## start Raw data

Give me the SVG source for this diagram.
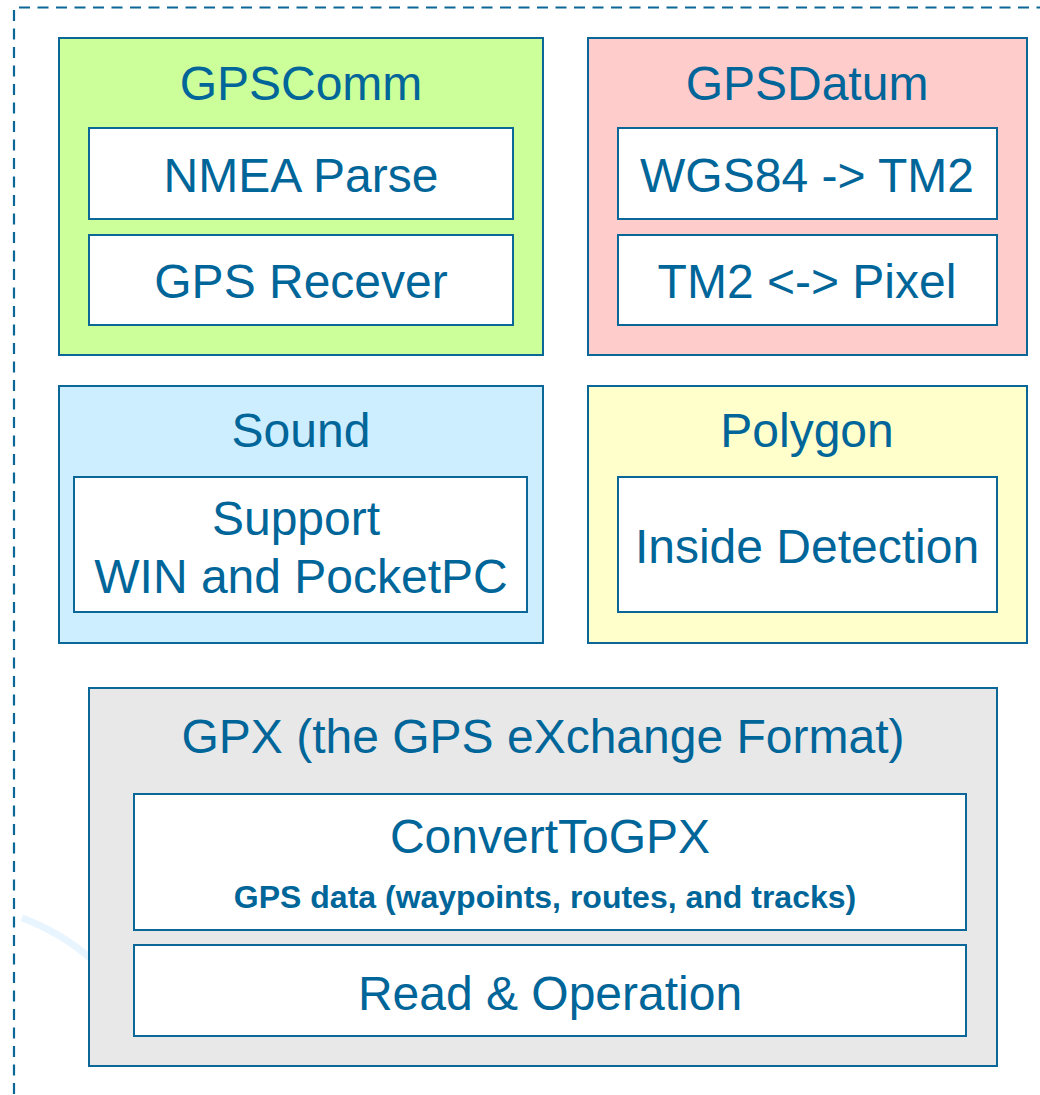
<svg xmlns="http://www.w3.org/2000/svg" width="1040" height="1095" viewBox="0 0 1040 1095">
<style>
.box{stroke:#0b6797;stroke-width:2}
.inner{fill:#ffffff;stroke:#0b6797;stroke-width:2}
text{font-family:"Liberation Sans",Arial,sans-serif;fill:#006699;text-anchor:middle}
.t{font-size:48px}
.b{font-size:32px;font-weight:bold}
.dash{stroke:#0b6797;stroke-width:2.2;stroke-dasharray:11 7.5;fill:none}
</style>
<rect width="1040" height="1095" fill="#ffffff"/>
<g id="frame">
<line class="dash" x1="19" y1="7.5" x2="1040" y2="7.5"/>
<line class="dash" x1="14" y1="10" x2="14" y2="1095"/>
<path d="M22,918 Q60,932 90,958" fill="none" stroke="#e8f5ff" stroke-width="7"/>
</g>
<g id="connectors"/>
<g id="gpscomm">
<rect class="box" x="59" y="38" width="484" height="317" fill="#ccff99"/>
<text class="t" x="301" y="100">GPSComm</text>
<g id="nmea"><rect class="inner" x="89" y="128" width="424" height="91"/><text class="t" x="301" y="192">NMEA Parse</text></g>
<g id="receiver"><rect class="inner" x="89" y="235" width="424" height="90"/><text class="t" x="301" y="298">GPS Recever</text></g>
</g>
<g id="gpsdatum">
<rect class="box" x="588" y="38" width="439" height="317" fill="#ffcccc"/>
<text class="t" x="807" y="100">GPSDatum</text>
<g id="wgs"><rect class="inner" x="618" y="128" width="379" height="91"/><text class="t" x="807" y="192">WGS84 -&gt; TM2</text></g>
<g id="tm2"><rect class="inner" x="618" y="235" width="379" height="90"/><text class="t" x="807" y="298">TM2 &lt;-&gt; Pixel</text></g>
</g>
<g id="sound">
<rect class="box" x="59" y="386" width="484" height="257" fill="#cceeff"/>
<text class="t" x="301" y="447">Sound</text>
<g id="support"><rect class="inner" x="74" y="477" width="453" height="135"/><text class="t" x="296" y="535">Support</text><text class="t" x="301" y="593">WIN and PocketPC</text></g>
</g>
<g id="polygon">
<rect class="box" x="588" y="386" width="439" height="257" fill="#ffffcc"/>
<text class="t" x="807" y="447">Polygon</text>
<g id="inside"><rect class="inner" x="618" y="477" width="379" height="135"/><text class="t" x="807" y="563">Inside Detection</text></g>
</g>
<g id="gpx">
<rect class="box" x="89" y="688" width="908" height="378" fill="#e8e8e8"/>
<text class="t" x="543" y="753">GPX (the GPS eXchange Format)</text>
<g id="convert"><rect class="inner" x="134" y="794" width="832" height="136"/><text class="t" x="550" y="853">ConvertToGPX</text><text class="b" x="545" y="908">GPS data (waypoints, routes, and tracks)</text></g>
<g id="read"><rect class="inner" x="134" y="945" width="832" height="91"/><text class="t" x="550" y="1010">Read &amp; Operation</text></g>
</g>
</svg>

## end Raw data

Exercise directions:
Restate the whole listing above exactly, except for its images.

Answer for the task:
Give me the SVG source for this diagram.
<svg xmlns="http://www.w3.org/2000/svg" width="1040" height="1095" viewBox="0 0 1040 1095">
<style>
.box{stroke:#0b6797;stroke-width:2}
.inner{fill:#ffffff;stroke:#0b6797;stroke-width:2}
text{font-family:"Liberation Sans",Arial,sans-serif;fill:#006699;text-anchor:middle}
.t{font-size:48px}
.b{font-size:32px;font-weight:bold}
.dash{stroke:#0b6797;stroke-width:2.2;stroke-dasharray:11 7.5;fill:none}
</style>
<rect width="1040" height="1095" fill="#ffffff"/>
<g id="frame">
<line class="dash" x1="19" y1="7.5" x2="1040" y2="7.5"/>
<line class="dash" x1="14" y1="10" x2="14" y2="1095"/>
<path d="M22,918 Q60,932 90,958" fill="none" stroke="#e8f5ff" stroke-width="7"/>
</g>
<g id="connectors"/>
<g id="gpscomm">
<rect class="box" x="59" y="38" width="484" height="317" fill="#ccff99"/>
<text class="t" x="301" y="100">GPSComm</text>
<g id="nmea"><rect class="inner" x="89" y="128" width="424" height="91"/><text class="t" x="301" y="192">NMEA Parse</text></g>
<g id="receiver"><rect class="inner" x="89" y="235" width="424" height="90"/><text class="t" x="301" y="298">GPS Recever</text></g>
</g>
<g id="gpsdatum">
<rect class="box" x="588" y="38" width="439" height="317" fill="#ffcccc"/>
<text class="t" x="807" y="100">GPSDatum</text>
<g id="wgs"><rect class="inner" x="618" y="128" width="379" height="91"/><text class="t" x="807" y="192">WGS84 -&gt; TM2</text></g>
<g id="tm2"><rect class="inner" x="618" y="235" width="379" height="90"/><text class="t" x="807" y="298">TM2 &lt;-&gt; Pixel</text></g>
</g>
<g id="sound">
<rect class="box" x="59" y="386" width="484" height="257" fill="#cceeff"/>
<text class="t" x="301" y="447">Sound</text>
<g id="support"><rect class="inner" x="74" y="477" width="453" height="135"/><text class="t" x="296" y="535">Support</text><text class="t" x="301" y="593">WIN and PocketPC</text></g>
</g>
<g id="polygon">
<rect class="box" x="588" y="386" width="439" height="257" fill="#ffffcc"/>
<text class="t" x="807" y="447">Polygon</text>
<g id="inside"><rect class="inner" x="618" y="477" width="379" height="135"/><text class="t" x="807" y="563">Inside Detection</text></g>
</g>
<g id="gpx">
<rect class="box" x="89" y="688" width="908" height="378" fill="#e8e8e8"/>
<text class="t" x="543" y="753">GPX (the GPS eXchange Format)</text>
<g id="convert"><rect class="inner" x="134" y="794" width="832" height="136"/><text class="t" x="550" y="853">ConvertToGPX</text><text class="b" x="545" y="908">GPS data (waypoints, routes, and tracks)</text></g>
<g id="read"><rect class="inner" x="134" y="945" width="832" height="91"/><text class="t" x="550" y="1010">Read &amp; Operation</text></g>
</g>
</svg>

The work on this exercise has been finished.